_WHAT THIS TASK INVOLVES_
Copy exactly, and only, the lines below from the first through the one containing "const y = d3.scaleLog().domain([0.1, 10]).range([B, T]);", both included; pictures are omitted.

_DATASET CONTENT_
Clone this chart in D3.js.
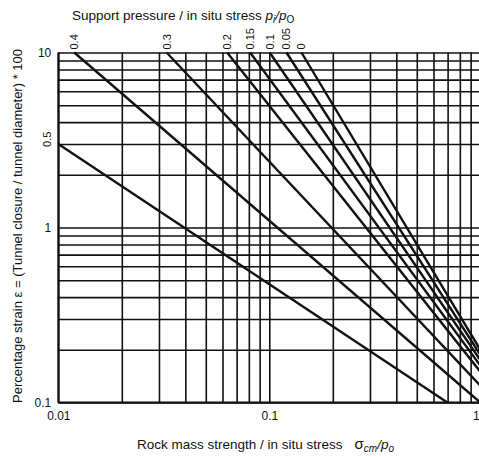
<!DOCTYPE html>
<html><head><meta charset="utf-8">
<script src="https://cdn.jsdelivr.net/npm/d3@7"></script>
<style>body{margin:0;background:#fff}svg{display:block}text{font-family:"Liberation Sans",Arial,sans-serif;fill:#111}</style>
</head><body><svg id="c" width="479" height="457"></svg>
<script>
// support pressure ratios pi/po (line labels)
const ratios = ["0", "0.05", "0.1", "0.15", "0.2", "0.3", "0.4", "0.5"];
// start point of each line (sigma_cm/po, strain %)
const startX = [0.142, 0.1206, 0.1004, 0.0811, 0.0631, 0.0326, 0.0119, 0.01];
const startY = [10, 10, 10, 10, 10, 10, 10, 3.0];
// end point of each line
const endX = [1, 1, 1, 1, 1, 1, 1, 0.698];
const endY = [0.2, 0.1875, 0.175, 0.1625, 0.15, 0.125, 0.1, 0.1];
const xTickLabels = [0.01, 0.1, 1];
const yTickLabels = [0.1, 1, 10];

const svg = d3.select("#c");
const L = 58.3, R = 480.3, T = 52.5, B = 402.5;
const x = d3.scaleLog().domain([0.01, 1]).range([L, R]);
const y = d3.scaleLog().domain([0.1, 10]).range([B, T]);

// grid
const gx = svg.append("g").attr("transform", `translate(0,${B})`)
  .call(d3.axisBottom(x).tickValues(x.ticks()).tickSize(-(B - T)).tickFormat(""));
const gy = svg.append("g").attr("transform", `translate(${L},0)`)
  .call(d3.axisLeft(y).tickValues(y.ticks()).tickSize(-(R - L)).tickFormat(""));
[gx, gy].forEach(g => {
  g.select(".domain").remove();
  g.selectAll("line").attr("stroke", "#111").attr("stroke-width", 1.6);
});
// border lines (left, bottom)
svg.append("line").attr("x1", L).attr("x2", L).attr("y1", T).attr("y2", B).attr("stroke", "#111").attr("stroke-width", 2);
svg.append("line").attr("x1", L).attr("x2", R).attr("y1", B).attr("y2", B).attr("stroke", "#111").attr("stroke-width", 2);

// tick labels
const ax = svg.append("g").attr("transform", `translate(0,${B})`)
  .call(d3.axisBottom(x).tickValues(xTickLabels).tickSize(0).tickPadding(9).tickFormat(d => String(d)));
const ay = svg.append("g").attr("transform", `translate(${L},0)`)
  .call(d3.axisLeft(y).tickValues(yTickLabels).tickSize(0).tickPadding(7).tickFormat(d => String(d)));
[ax, ay].forEach(g => {
  g.select(".domain").remove();
  g.selectAll("text").attr("font-size", 12).attr("font-family", '"Liberation Sans",Arial,sans-serif').attr("fill", "#111");
});
// keep the right-most x label inside the page
ax.selectAll("text").filter(d => d === 1).attr("text-anchor", "end").attr("dx", -1);

// lines
const data = ratios.map((r, i) => ({ r, x0: startX[i], y0: startY[i], x1: endX[i], y1: endY[i] }));
svg.append("g").selectAll("line.c").data(data).join("line")
  .attr("x1", d => x(d.x0)).attr("y1", d => y(d.y0))
  .attr("x2", d => x(d.x1)).attr("y2", d => y(d.y1))
  .attr("stroke", "#111").attr("stroke-width", 2.4);

// line labels (rotated)
svg.append("g").selectAll("text").data(data).join("text")
  .attr("transform", d => d.y0 >= 10
      ? `translate(${x(d.x0) + 4},${y(d.y0) - 3}) rotate(-90)`
      : `translate(${x(d.x0) - 7},${y(d.y0) + 3}) rotate(-90)`)
  .attr("font-size", 11).attr("text-anchor", "start")
  .text(d => d.r);

// titles
const topTitle = svg.append("text").attr("x", 72).attr("y", 20).attr("font-size", 13.5);
topTitle.append("tspan").text("Support pressure / in situ stress ");
topTitle.append("tspan").attr("font-style", "italic").text("p");
topTitle.append("tspan").attr("font-style", "italic").attr("font-size", 10).attr("dy", 3).text("i");
topTitle.append("tspan").attr("font-style", "italic").attr("dy", -3).text("/p");
topTitle.append("tspan").attr("font-size", 10).attr("dy", 3).text("O");

const botTitle = svg.append("text").attr("x", 137).attr("y", 449).attr("font-size", 13.5);
botTitle.append("tspan").text("Rock mass strength / in situ stress");
botTitle.append("tspan").attr("dx", 12).attr("font-size", 15).text("σ");
botTitle.append("tspan").attr("font-style", "italic").attr("font-size", 10).attr("dy", 3).text("cm");
botTitle.append("tspan").attr("font-style", "italic").attr("dy", -3).text("/p");
botTitle.append("tspan").attr("font-style", "italic").attr("font-size", 10).attr("dy", 3).text("o");

svg.append("text").attr("transform", "translate(22,226) rotate(-90)")
  .attr("text-anchor", "middle").attr("font-size", 13)
  .text("Percentage strain ε = (Tunnel closure / tunnel diameter) * 100");
</script></body></html>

_ANSWER FOR THIS EXERCISE_
Clone this chart in D3.js.
<!DOCTYPE html>
<html><head><meta charset="utf-8">
<script src="https://cdn.jsdelivr.net/npm/d3@7"></script>
<style>body{margin:0;background:#fff}svg{display:block}text{font-family:"Liberation Sans",Arial,sans-serif;fill:#111}</style>
</head><body><svg id="c" width="479" height="457"></svg>
<script>
// support pressure ratios pi/po (line labels)
const ratios = ["0", "0.05", "0.1", "0.15", "0.2", "0.3", "0.4", "0.5"];
// start point of each line (sigma_cm/po, strain %)
const startX = [0.142, 0.1206, 0.1004, 0.0811, 0.0631, 0.0326, 0.0119, 0.01];
const startY = [10, 10, 10, 10, 10, 10, 10, 3.0];
// end point of each line
const endX = [1, 1, 1, 1, 1, 1, 1, 0.698];
const endY = [0.2, 0.1875, 0.175, 0.1625, 0.15, 0.125, 0.1, 0.1];
const xTickLabels = [0.01, 0.1, 1];
const yTickLabels = [0.1, 1, 10];

const svg = d3.select("#c");
const L = 58.3, R = 480.3, T = 52.5, B = 402.5;
const x = d3.scaleLog().domain([0.01, 1]).range([L, R]);
const y = d3.scaleLog().domain([0.1, 10]).range([B, T]);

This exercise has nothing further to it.